Japan, S. Korea break the ice, agree to address unresolved ‘comfort women’ issue

Special to WorldTribune.com

South Korea and Japan have agreed to push for a resolution to a long-time dispute that weakens both nations’ critical alliance with the United States and has damaged ties between the two nations for decades.

Japan and South Korea are key U.S. allies in a joint geopolitical posture that counters expansionist communist China and its strategic client state, North Korea.

Japanese Prime Minister Shinzo Abe, left, offers his hand to shake hands with South Korean President Park Geun-hye before their meeting at the presidential Blue House in Seoul, South Korea, Monday, Nov. 2, 2015. /Yonhap via AP/Lee Jung-hun
Japanese Prime Minister Shinzo Abe meets with South Korean President Park Geun-hye at the presidential Blue House in Seoul on Nov. 2. /Yonhap via AP/Lee Jung-hun

At a Nov. 2 summit in Seoul, South Korean President Park Geun-Hye and Japanese Prime Minister Shinzo Abe broke the ice by agreeing to work toward settling the World War II Korean “comfort women” controversy in which Korean women were forced to work in Japanese military brothels. Park had called the issue the “biggest stumbling block” in Seoul-Tokyo relations.
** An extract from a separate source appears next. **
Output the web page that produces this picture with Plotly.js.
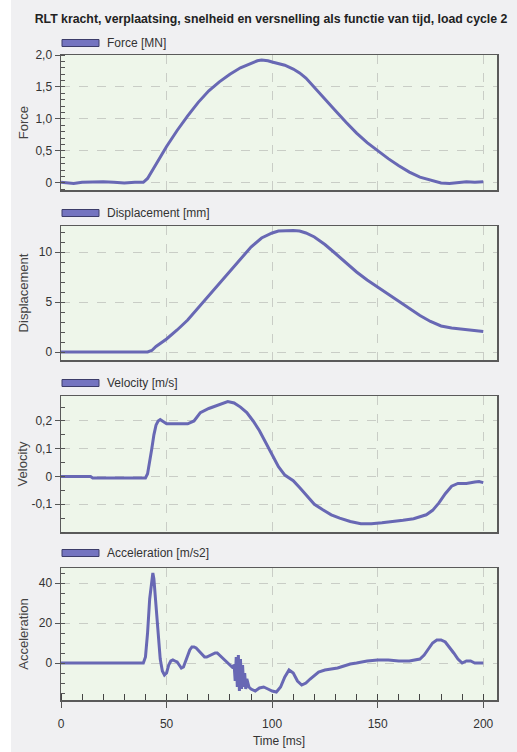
<!DOCTYPE html>
<html>
<head>
<meta charset="utf-8">
<script src="https://cdn.plot.ly/plotly-3.0.1.min.js"></script>
<style>html,body{margin:0;padding:0;background:#f0f0f2;}#chart{width:517px;height:752px;}</style>
</head>
<body>
<div id="chart"></div>
<script>
// ---- data ----
const chartTitle = "RLT kracht, verplaatsing, snelheid en versnelling als functie van tijd, load cycle 2";
const seriesNames = ["Force [MN]", "Displacement [mm]", "Velocity [m/s]", "Acceleration [m/s2]"];
const axisTitles = ["Force", "Displacement", "Velocity", "Acceleration"];
const xTitle = "Time [ms]";
const xTickVals = [0, 50, 100, 150, 200];
const xTickText = ["0", "50", "100", "150", "200"];

const forceTime = [0,3,6,10,15,20,25,30,35,39,41,43,45,48,50,55,60,65,70,75,80,85,90,93,95,98,100,103,106,110,113,116,120,125,130,135,140,145,150,155,160,165,170,175,178,180,184,188,192,196,198,200];
const forceVal = [0.01,0.0,-0.01,0.01,0.02,0.02,0.01,0.0,0.01,0.01,0.07,0.18,0.3,0.47,0.57,0.82,1.05,1.26,1.44,1.58,1.7,1.8,1.87,1.91,1.92,1.91,1.89,1.86,1.84,1.78,1.72,1.64,1.49,1.31,1.13,0.95,0.78,0.63,0.5,0.38,0.27,0.17,0.09,0.04,0.01,0.0,-0.01,0.01,0.02,0.01,0.02,0.02];

const dispTime = [0,20,41,43,45,50,55,60,65,70,75,80,85,90,95,100,103,106,110,113,116,120,125,130,135,140,145,150,155,160,165,170,175,180,185,190,195,200];
const dispVal = [0,0,0,0.15,0.55,1.3,2.2,3.2,4.4,5.6,6.8,8.1,9.3,10.5,11.4,11.9,12.1,12.15,12.15,12.1,11.9,11.5,10.75,9.85,8.9,8.0,7.2,6.5,5.8,5.1,4.4,3.65,3.05,2.6,2.4,2.3,2.15,2.05];

const velTime = [0,14,15,40,41,42,43,44,45,46,47,48,50,55,60,63,66,70,75,79,82,85,88,91,94,97,100,103,106,110,113,117,120,124,128,132,137,142,147,152,157,162,167,170,173,176,179,182,185,188,192,196,198,200];
const velVal = [0,0,-0.005,-0.005,0.01,0.05,0.1,0.15,0.185,0.2,0.205,0.2,0.19,0.19,0.19,0.2,0.23,0.245,0.26,0.27,0.265,0.25,0.23,0.2,0.165,0.12,0.075,0.035,0.005,-0.015,-0.04,-0.075,-0.1,-0.12,-0.138,-0.15,-0.162,-0.17,-0.17,-0.167,-0.163,-0.158,-0.152,-0.145,-0.138,-0.122,-0.095,-0.062,-0.035,-0.025,-0.025,-0.02,-0.018,-0.022];

const accTime = [0,39,40,41,42,43,43.5,44,45,46,47,48,49,50,51,52,53,54,55,56,57,58,59,60,61,62,63,64,65,66,67,68,69,70,71,72,73,74,75,76,77,78,79,80,81,82,82.5,83,83.5,84,84.5,85,85.5,86,86.5,87,87.5,88,89,90,92,94,96,98,100,102,104,106,108,110,112,114,116,118,120,122,125,128,131,134,137,140,145,150,155,160,165,170,172,174,176,178,180,182,184,186,188,190,192,194,196,200];
const accVal = [0,0,3,15,32,43,45,42,28,12,2,-4,-6,-5,-1,1,1.5,1,0.5,-1,-2.5,-2,1,4,6.5,8,8,7.5,6.5,5.5,4,3,3,3.5,4,4.5,5,5,4,3,2,1,0,-1,-2,-1,-9,3,-12,4,-14,2,-13,-1,-12,-5,-13,-8,-12,-13,-14,-12.5,-12,-13,-14,-14.5,-12,-7,-3.5,-5,-9,-11,-10,-8,-6,-4.5,-3.5,-3,-2.5,-1.5,-0.5,0,1,1.5,1.5,1,1,2,4,7,10,11.5,11.5,10.5,8,5,2,0,1,1,0,0];

const forceTicks = [0, 0.5, 1.0, 1.5, 2.0];
const forceTickText = ["0", "0,5", "1,0", "1,5", "2,0"];
const dispTicks = [0, 5, 10];
const dispTickText = ["0", "5", "10"];
const velTicks = [-0.1, 0, 0.1, 0.2];
const velTickText = ["-0,1", "0", "0,1", "0,2"];
const accTicks = [0, 20, 40];
const accTickText = ["0", "20", "40"];

// ---- styling / layout ----
const W = 517, H = 752, L = 61, R = 20;
const lineColor = "#6868b4";
const font = "Liberation Sans, Arial, sans-serif";
const fy = px => 1 - px / H;             // pixel row -> paper y
const fx = px => (px - L) / (W - L - R); // pixel col -> paper x

const panels = [
  {t: forceTime, v: forceVal, top: 55, bot: 190, range: [-0.11, 2.0], tv: forceTicks, tt: forceTickText, minor: 0.1, leg: 43, standoff: 4},
  {t: dispTime, v: dispVal, top: 226, bot: 360, range: [-0.8, 12.6], tv: dispTicks, tt: dispTickText, minor: 1, leg: 213, standoff: 7},
  {t: velTime, v: velVal, top: 396, bot: 532, range: [-0.2, 0.29], tv: velTicks, tt: velTickText, minor: 0.05, leg: 383, standoff: 1},
  {t: accTime, v: accVal, top: 568, bot: 700, range: [-18.5, 47.5], tv: accTicks, tt: accTickText, minor: 5, leg: 553, standoff: 7}
];

const traces = [];
const layout = {
  width: W, height: H,
  margin: {l: L, r: R, t: 0, b: 0},
  paper_bgcolor: "#f0f0f2",
  plot_bgcolor: "#eef6ea",
  showlegend: false,
  font: {family: font, size: 12, color: "#333"},
  title: {
    text: "<b>" + chartTitle + "</b>",
    x: 271 / W, xref: "container", xanchor: "center",
    y: 1 - 19 / H, yref: "container", yanchor: "middle",
    font: {family: font, size: 12.3, color: "#222"}
  },
  shapes: [],
  annotations: []
};

panels.forEach((p, i) => {
  const n = i === 0 ? "" : String(i + 1);
  traces.push({
    x: p.t, y: p.v, type: "scatter", mode: "lines",
    name: seriesNames[i],
    xaxis: "x" + n, yaxis: "y" + n,
    line: {color: lineColor, width: 3}
  });
  const isBottom = i === panels.length - 1;
  layout["xaxis" + n] = {
    domain: [0, 1], range: [0, 206.5], anchor: "y" + n,
    tickmode: "array", tickvals: xTickVals, ticktext: xTickText,
    showticklabels: isBottom,
    ticks: isBottom ? "outside" : "", ticklen: 6, tickcolor: "#555",
    ticklabelstandoff: isBottom ? 6 : 0,
    showgrid: true, gridcolor: "#c9cdc6", griddash: "dash", gridwidth: 1,
    zeroline: false, showline: true, mirror: true, linecolor: "#5a5a5a", linewidth: 1.5,
    tickfont: {family: font, size: 12, color: "#333"},
    minor: isBottom ? {tickmode: "linear", tick0: 0, dtick: 10, ticks: "inside", ticklen: 6, tickcolor: "#444", showgrid: false} : undefined,
    title: isBottom ? {text: xTitle, font: {family: font, size: 12, color: "#333"}, standoff: 6} : undefined,
    automargin: false
  };
  layout["yaxis" + n] = {
    domain: [fy(p.bot), fy(p.top)], range: p.range, anchor: "x" + n,
    tickmode: "array", tickvals: p.tv, ticktext: p.tt,
    ticks: "outside", ticklen: 5, tickcolor: "#555",
    showgrid: true, gridcolor: "#c9cdc6", griddash: "dash", gridwidth: 1,
    zeroline: false, showline: true, mirror: true, linecolor: "#5a5a5a", linewidth: 1.5,
    tickfont: {family: font, size: 12, color: "#333"},
    minor: {tickmode: "linear", tick0: 0, dtick: p.minor, ticks: "inside", ticklen: 4, tickcolor: "#555", showgrid: false},
    title: {text: axisTitles[i], font: {family: font, size: 13, color: "#444"}, standoff: p.standoff},
    automargin: false
  };
  // legend swatch + label
  layout.shapes.push({
    type: "rect", xref: "paper", yref: "paper",
    x0: fx(62), x1: fx(99), y0: fy(p.leg + 3.5), y1: fy(p.leg - 3.5),
    fillcolor: "#7474c0", line: {color: "#3c3c6a", width: 1}
  });
  layout.annotations.push({
    text: seriesNames[i], xref: "paper", yref: "paper",
    x: fx(105), y: fy(p.leg), xanchor: "left", yanchor: "middle",
    showarrow: false, font: {family: font, size: 12, color: "#333"}
  });
});

// white strip at the far left of the picture
layout.shapes.push({
  type: "rect", xref: "paper", yref: "paper", layer: "below",
  x0: fx(0), x1: fx(11), y0: 0, y1: 1,
  fillcolor: "#ffffff", line: {width: 0}
});

Plotly.newPlot("chart", traces, layout, {displayModeBar: false, staticPlot: true});
</script>
</body>
</html>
The summit at the presidential Blue House was the first ever one-on-one meeting between Park and Abe.

Both Koreas still bitterly resent Japan’s brutal colonial occupation that was ended by World War II.

The demarcation of Korea left the northern half under China’s and the Soviet Union’s sphere of influence. When the North invaded the South in 1950, UN allies led by the United States pushed back communist forces but, after China entered the war, settled for an uneasy truce still in place today.

South Korea had turned down all previous offers of meetings from Japan, saying Tokyo had not properly atoned for its wartime past and colonial rule over the Korean peninsula from 1910 to 1945.

“The two leaders agreed to speed up consultations to try to resolve the comfort women question as quickly as possible,” the Blue House said in a statement.

Abe told reporters that Seoul and Tokyo were obligated to “not leave obstacles for future generations.” The Japanese prime minister, however, stopped short of offering a new apology for Tokyo’s wartime past.

Park, who took office in February 2013, has made compensation for Korean comfort women one of her top priorities.

Japan has said the comfort women issue was settled in a 1965 normalization agreement, in which Tokyo paid $800 million in grants or loans to South Korea.

Both leaders at the Nov. 2 summit reaffirmed their commitment to cooperating on the North Korean nuclear issue.

On Nov. 1, Park and Abe participated in a trilateral summit with Chinese Premier Li Keqiang. The leaders pledged to work on improving trade and security ties between the three largest economies in Northeast Asia.